The DoJ initially charged Sarao with 22 counts of fraud, including “spoofing” or placing fake trades, in a five-year scheme that included his role in the 6 May 2010 “flash crash”, when the Dow Jones Industrial Average plunged 600 points in five minutes. Most of those losses were regained in 20 minutes.
He was extradited to the US in 2016 and all but two charges were eventually dropped but Sarao, 41, had faced between six and a half and eight years imprisonment, according to US sentencing guidelines, in addition to any fines and restitution the court may have imposed.
But because of what prosecutors termed “the defendant’s extraordinary cooperation with the government” – which included spells testifying in other cases when the anxiety caused Sarao days of insomnia – it was recommended earlier this month that he serve no further prison time.
The DoJ alleged that Sarao earned more than £45m ($70m) in trading profits from his scheme – of which at least “$12.8m was attributable to his fraud and spoofing scheme”.
However, he seemed to care little for the money – maintaining an extremely frugal existence revolving around “a childlike bedroom that includes multiple stuffed animals” in his parents’ home in Hounslow, travelling to work late so that he could buy off-peak tickets and using coupons to buy food from McDonald’s.
In its sentencing recommendation published earlier this month, the DoJ said: “[Sarao’s] only significant purchase was a £5,000 car. Of his remaining trading profits, the defendant lost over £40m to three apparently fraudulent investment schemes. The defendant has since surrendered his only remaining trading profits – approximately $7.6m (which the defendant has represented to be and the government believes to be his only liquid assets) to the United States in partial satisfaction of the $12.8m forfeiture order in this case.”
Sarao’s “utter lack of significant personal expenditures or extravagance sheds light on the nature and circumstances of his offense because they strongly indicate that he was not motivated by any greed whatsoever”, US prosecutors concluded.

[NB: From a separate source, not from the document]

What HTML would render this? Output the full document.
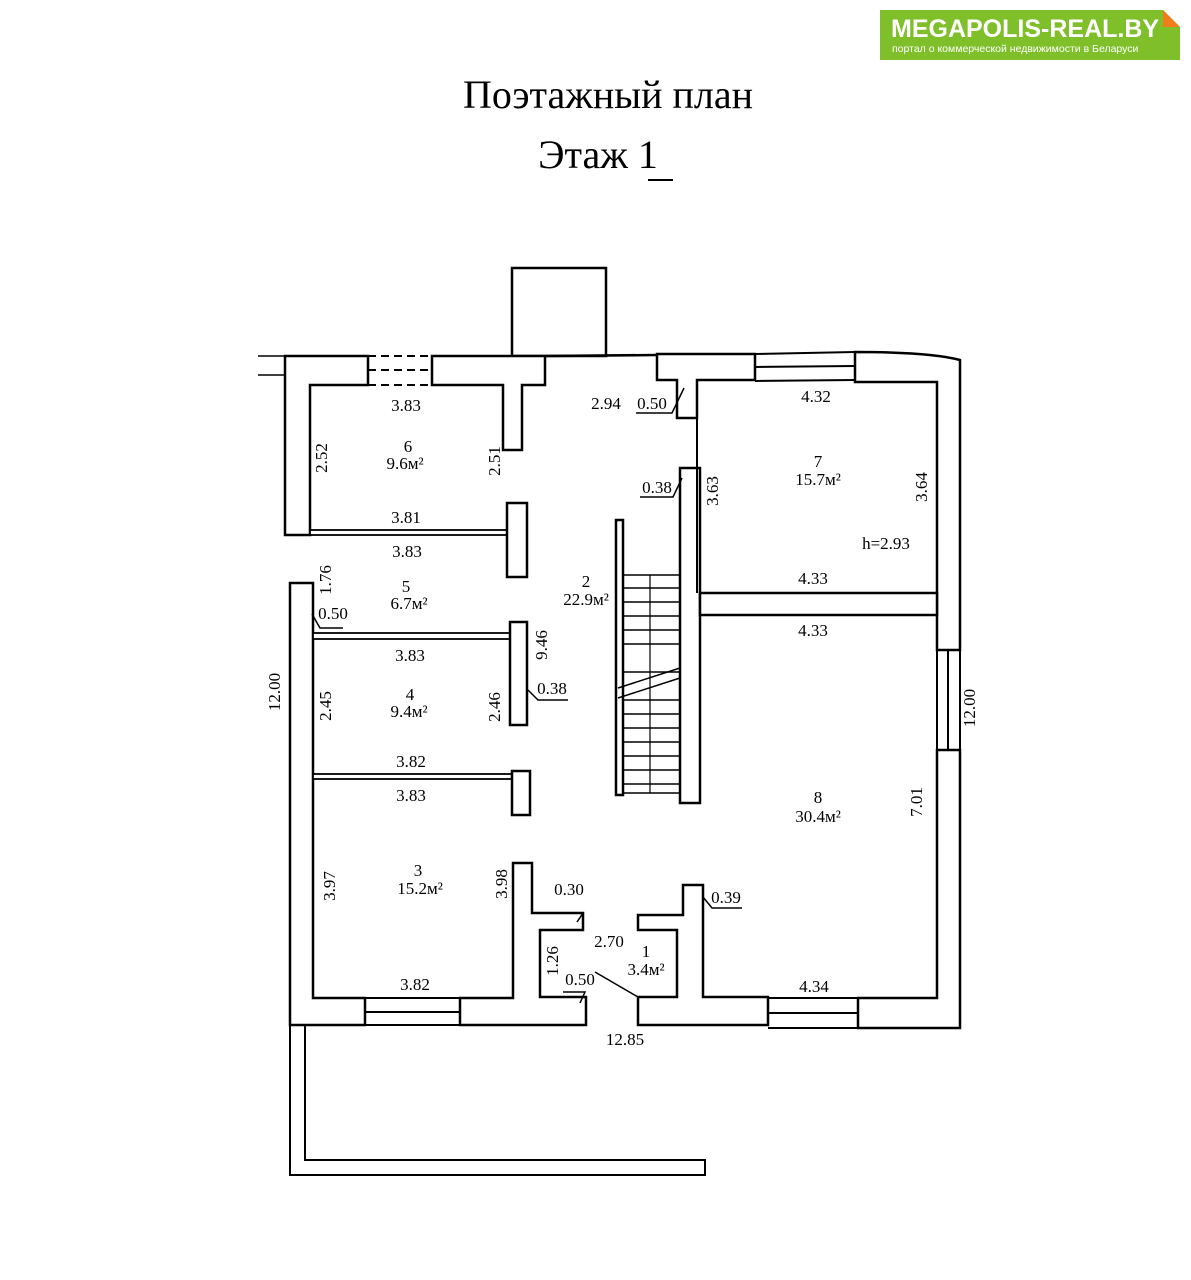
<!DOCTYPE html>
<html><head><meta charset="utf-8"><style>
html,body{margin:0;padding:0;background:#fff;}
svg{display:block}
text{font-family:"Liberation Serif",serif;fill:#000}
</style></head><body>
<svg width="1191" height="1280" viewBox="0 0 1191 1280" xmlns="http://www.w3.org/2000/svg">
<rect width="1191" height="1280" fill="#fff"/>
<!-- logo -->
<rect x="880" y="10" width="300" height="50" fill="#7fbf2a"/>
<polygon points="1163,10 1180,27 1180,10" fill="#fff"/>
<polygon points="1163,10 1180,27 1163,27" fill="#f07d1a"/>
<text x="891" y="37" style="font-family:'Liberation Sans',sans-serif;font-weight:bold;font-size:25px;fill:#fff">MEGAPOLIS-REAL.BY</text>
<text x="892" y="52" style="font-family:'Liberation Sans',sans-serif;font-size:10.5px;fill:#fff">портал о коммерческой недвижимости в Беларуси</text>
<!-- title -->
<text x="608" y="108" text-anchor="middle" font-size="40">Поэтажный план</text>
<text x="598" y="168" text-anchor="middle" font-size="40">Этаж 1</text>
<line x1="648" y1="180" x2="673" y2="180" stroke="#000" stroke-width="2"/>
<g fill="#fff" stroke="#000" stroke-width="2.5" stroke-linejoin="miter">
<rect x="512" y="268" width="94" height="88"/>
<line x1="545" y1="356" x2="657" y2="355"/>
<line x1="258" y1="356" x2="285" y2="356" stroke-width="1.5"/>
<line x1="258" y1="375" x2="285" y2="375" stroke-width="1.5"/>
<path d="M285,356 H368 V385 H310 V535 H285 Z"/>
<path d="M432,356 H545 V385 H522 V450 H503 V385 H432 Z"/>
<path d="M657,354 H755 V380 H697 V418 H677 V380 H657 Z"/>
<path d="M855,352 Q930,352 960,360 V650 H937 V382 H855 Z"/>
<path d="M937,750 H960 V1028 H858 V998 H937 Z"/>
<path d="M680,468 H700 V803 H680 Z"/>
<rect x="700" y="593" width="237" height="22"/>
<rect x="616" y="520" width="7" height="275"/>
<path d="M290,583 H313 V998 H365 V1025 H290 Z"/>
<rect x="310" y="530" width="197" height="5" stroke-width="1.8"/>
<rect x="507" y="503" width="20" height="74"/>
<rect x="313" y="633" width="197" height="6" stroke-width="1.8"/>
<rect x="510" y="622" width="17" height="103"/>
<rect x="313" y="774" width="199" height="5" stroke-width="1.8"/>
<rect x="512" y="771" width="18" height="44"/>
<path d="M513,863 H532 V913 H583 V930 H540 V997 H586 V1025 H460 V998 H513 Z"/>
<path d="M638,1025 V997 H677 V930 H638 V915 H683 V885 H703 V997 H768 V1025 Z"/>
</g>
<g stroke="#000" fill="none" stroke-width="2">
<line x1="697" y1="380" x2="697" y2="593"/>
<line x1="368" y1="356" x2="432" y2="356" stroke-dasharray="8,5"/>
<line x1="368" y1="370" x2="432" y2="370" stroke-dasharray="8,5"/>
<line x1="368" y1="385" x2="432" y2="385" stroke-dasharray="8,5"/>
<line x1="755" y1="354" x2="855" y2="352"/>
<line x1="755" y1="367" x2="855" y2="366"/>
<line x1="755" y1="381" x2="855" y2="380"/>
<line x1="937" y1="650" x2="937" y2="750"/>
<line x1="948" y1="650" x2="948" y2="750"/>
<line x1="960" y1="650" x2="960" y2="750"/>
<line x1="365" y1="998" x2="460" y2="998"/>
<line x1="365" y1="1012" x2="460" y2="1012"/>
<line x1="365" y1="1025" x2="460" y2="1025"/>
<line x1="768" y1="998" x2="858" y2="998"/>
<line x1="768" y1="1013" x2="858" y2="1013"/>
<line x1="768" y1="1028" x2="858" y2="1028"/>
<line x1="595" y1="972" x2="638" y2="997" stroke-width="1.5"/>
<path d="M290,1025 V1175 H705 V1160 H305 V1025"/>
<line x1="650" y1="575" x2="650" y2="793" stroke-width="1.2"/>
</g>
<g stroke="#000" stroke-width="1.5">
<line x1="623" y1="575" x2="680" y2="575"/><line x1="623" y1="588" x2="680" y2="588"/>
<line x1="623" y1="602" x2="680" y2="602"/><line x1="623" y1="616" x2="680" y2="616"/>
<line x1="623" y1="630" x2="680" y2="630"/><line x1="623" y1="644" x2="680" y2="644"/>
<line x1="623" y1="672" x2="680" y2="672"/>
<line x1="618" y1="688" x2="680" y2="668"/><line x1="618" y1="698" x2="680" y2="678"/>
<line x1="623" y1="700" x2="680" y2="700"/><line x1="623" y1="714" x2="680" y2="714"/>
<line x1="623" y1="728" x2="680" y2="728"/><line x1="623" y1="742" x2="680" y2="742"/>
<line x1="623" y1="756" x2="680" y2="756"/><line x1="623" y1="770" x2="680" y2="770"/>
<line x1="623" y1="784" x2="680" y2="784"/><line x1="623" y1="793" x2="680" y2="793"/>
<polyline points="636,413 672,413 684,388" fill="none"/>
<polyline points="640,497 673,497 682,478" fill="none"/>
<polyline points="343,628 320,628 312,614" fill="none"/>
<polyline points="568,700 538,700 528,690" fill="none"/>
<polyline points="555,913 583,913 577,922" fill="none"/>
<polyline points="563,992 585,992 580,1003" fill="none"/>
<polyline points="742,908 712,908 703,897" fill="none"/>
</g>
<g font-size="17">
<text x="406" y="411" text-anchor="middle">3.83</text>
<text x="606" y="409" text-anchor="middle">2.94</text>
<text x="652" y="409" text-anchor="middle">0.50</text>
<text x="816" y="402" text-anchor="middle">4.32</text>
<text x="408" y="452" text-anchor="middle">6</text>
<text x="405" y="469" text-anchor="middle">9.6м²</text>
<text x="818" y="467" text-anchor="middle">7</text>
<text x="818" y="485" text-anchor="middle">15.7м²</text>
<text x="657" y="493" text-anchor="middle">0.38</text>
<text x="406" y="523" text-anchor="middle">3.81</text>
<text x="407" y="557" text-anchor="middle">3.83</text>
<text x="886" y="549" text-anchor="middle">h=2.93</text>
<text x="813" y="584" text-anchor="middle">4.33</text>
<text x="406" y="592" text-anchor="middle">5</text>
<text x="409" y="609" text-anchor="middle">6.7м²</text>
<text x="586" y="587" text-anchor="middle">2</text>
<text x="586" y="605" text-anchor="middle">22.9м²</text>
<text x="333" y="619" text-anchor="middle">0.50</text>
<text x="813" y="636" text-anchor="middle">4.33</text>
<text x="410" y="661" text-anchor="middle">3.83</text>
<text x="410" y="700" text-anchor="middle">4</text>
<text x="409" y="717" text-anchor="middle">9.4м²</text>
<text x="552" y="694" text-anchor="middle">0.38</text>
<text x="411" y="767" text-anchor="middle">3.82</text>
<text x="411" y="801" text-anchor="middle">3.83</text>
<text x="818" y="803" text-anchor="middle">8</text>
<text x="818" y="822" text-anchor="middle">30.4м²</text>
<text x="418" y="876" text-anchor="middle">3</text>
<text x="420" y="894" text-anchor="middle">15.2м²</text>
<text x="569" y="895" text-anchor="middle">0.30</text>
<text x="726" y="903" text-anchor="middle">0.39</text>
<text x="609" y="947" text-anchor="middle">2.70</text>
<text x="646" y="957" text-anchor="middle">1</text>
<text x="646" y="975" text-anchor="middle">3.4м²</text>
<text x="580" y="985" text-anchor="middle">0.50</text>
<text x="415" y="990" text-anchor="middle">3.82</text>
<text x="814" y="992" text-anchor="middle">4.34</text>
<text x="625" y="1045" text-anchor="middle">12.85</text>
<text transform="translate(327,458) rotate(-90)" text-anchor="middle">2.52</text>
<text transform="translate(500,461) rotate(-90)" text-anchor="middle">2.51</text>
<text transform="translate(718,491) rotate(-90)" text-anchor="middle">3.63</text>
<text transform="translate(927,487) rotate(-90)" text-anchor="middle">3.64</text>
<text transform="translate(331,580) rotate(-90)" text-anchor="middle">1.76</text>
<text transform="translate(547,645) rotate(-90)" text-anchor="middle">9.46</text>
<text transform="translate(280,692) rotate(-90)" text-anchor="middle">12.00</text>
<text transform="translate(331,706) rotate(-90)" text-anchor="middle">2.45</text>
<text transform="translate(500,707) rotate(-90)" text-anchor="middle">2.46</text>
<text transform="translate(922,802) rotate(-90)" text-anchor="middle">7.01</text>
<text transform="translate(335,886) rotate(-90)" text-anchor="middle">3.97</text>
<text transform="translate(507,884) rotate(-90)" text-anchor="middle">3.98</text>
<text transform="translate(558,961) rotate(-90)" text-anchor="middle">1.26</text>
<text transform="translate(975,708) rotate(-90)" text-anchor="middle">12.00</text>
</g>
</svg>
</body></html>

Instead of greed, the trader seems to have been motivated by viewing trading through the prism of his autism, which was described as “both a disability … and a talent”.
The sentencing papers continued: “The government understands that he approached trading as if it were a sophisticated video game. He excelled at that ‘game’. The byproduct of his trading excellence (buying low and selling high) was money, but to the defendant these profits may as well have been points on a scoreboard. These unusual aspects of the nature and circumstances of the defendant’s offense weigh in favor of the government’s recommendation.”